Long time guest / reader, first time poster...

Just wondering what the more experienced traders/analysts thought of this? Picked this one up years ago when it first floated, and over the past couple of months hasn't done much. 

I realise that private equity groups are no longer in the limelight, but what are its future prospects? 

Company's site: http://www.ingim.com.au/IPE/

Cheers in advance for your responses.


----------



## oldblue (16 March 2008)

*Re: IPE - ING Private Equity*

Hi Dezza

An interesting company - completely new to me - so take my comments as first impressions and subject to moderation by those more familiar with the stock.

IPE is obviously suffering along with the rest of the market at the moment and its hard to distinguish between the general bear market effect, the current unpopularity of investment funds ( probably especially those with " Private Equity " in their names ) and factors specific to IPE.
In fact, the several "layers" involved are one of the problems.
At the top is the directorate/management of IPE - and I'd have to say the people involved are largely unknown to me and, I would guess, to most investors.
Then we have the management of the various funds in which IPE is invested. These people are even more " opaque", at least to me. 
Finally, there is the management of the various companies in which the funds are invested. By their very nature, these people, and the companies, do not get exposed to any public/regulatory scrutiny.
The various layers also come with various fees, untimately borne by IPE shareholders.

IPE, at 74cents, is trading at a discount of 34.5% to latest NTA of $1-13. I havn't done any comparisons but investment funds typically trade at a discount and a sizable discount  is probably to be expected in current market conditions.
The good news is that IPE doesn't have any interest bearing debt as at 31December, 2007 and I would expect that that wouldn't change. We don't know what the position is for the various investee funds nor for the companies in which they are invested. Neither, of course do we know how those companies are faring although there are some solid household names there - Griffins Foods, Kathmandu, Ezibuy - from the New Zealand perspective alone.

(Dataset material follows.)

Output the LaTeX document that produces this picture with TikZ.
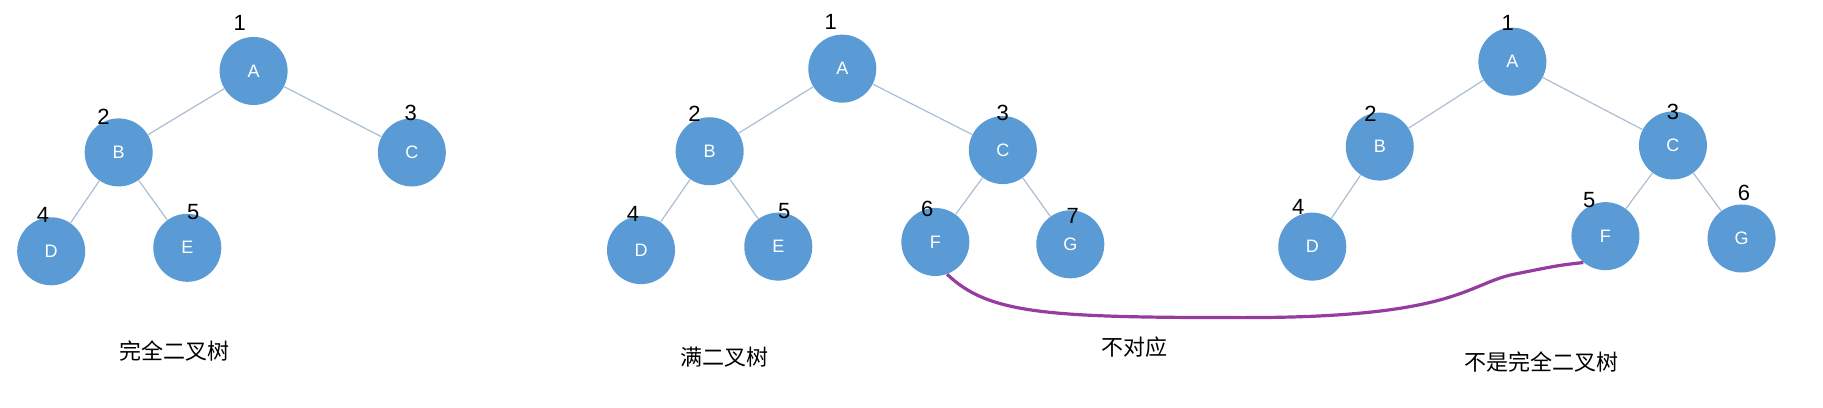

I certainly wouldn't be looking to buy/add until the market improves. Meanwhile, IPE looks interesting enough to add to my watchlist for the eventual upturn.


----------



## Portfolio (17 March 2008)

*Re: IPE - ING Private Equity*

yes this is an interesting play.

I am a holder and think it is a good buy at current levels - I love harvesting the discounts to NTA.  Checkout what happened with MPG.  Very similar structure to this but got a takeover offer which put a rocket under the SP.

The way i look at it you are either in this for the long term and looking to access the superior returns of private equity over shares or looking for a similar catalyst that occurred with MPG to spur the shares up.

Either way its a good bet in the current environment.


----------



## Cialis (13 February 2009)

*Re: IPE - ING Private Equity*

This stock has been hammered of late, probably more so then the overall market.  It used to have a good dividend yield but i guess in the current market it won't continue


----------



## System (10 November 2013)

On November 7th, 2013, ING Private Equity Access Limited changed its name to IPE Limited.


----------



## WRiley (27 November 2016)

This counter retreated till $0.17!!!!!! 

Will it drop further ??


----------



## greggles (30 January 2018)

Noticed that IPE was up around 20% this morning so I took a look at the announcement, which stated that a definitive agreement has been signed for the sale of all the equity in ThreatMetrix to the British company Relx. ThreatMetrix is the largest underlying exposure in the Company's portfolio and the value implied in the sale is significantly above its recent carrying value.

Sounded OK. Then I took a look at the chart.







Ouch! The five year chart is even worse. I'm not sure I've seen so many steep cliffs fallen off so rapidly. Bit of a disaster this one. Best of luck to those holding but it doesn't look good.


----------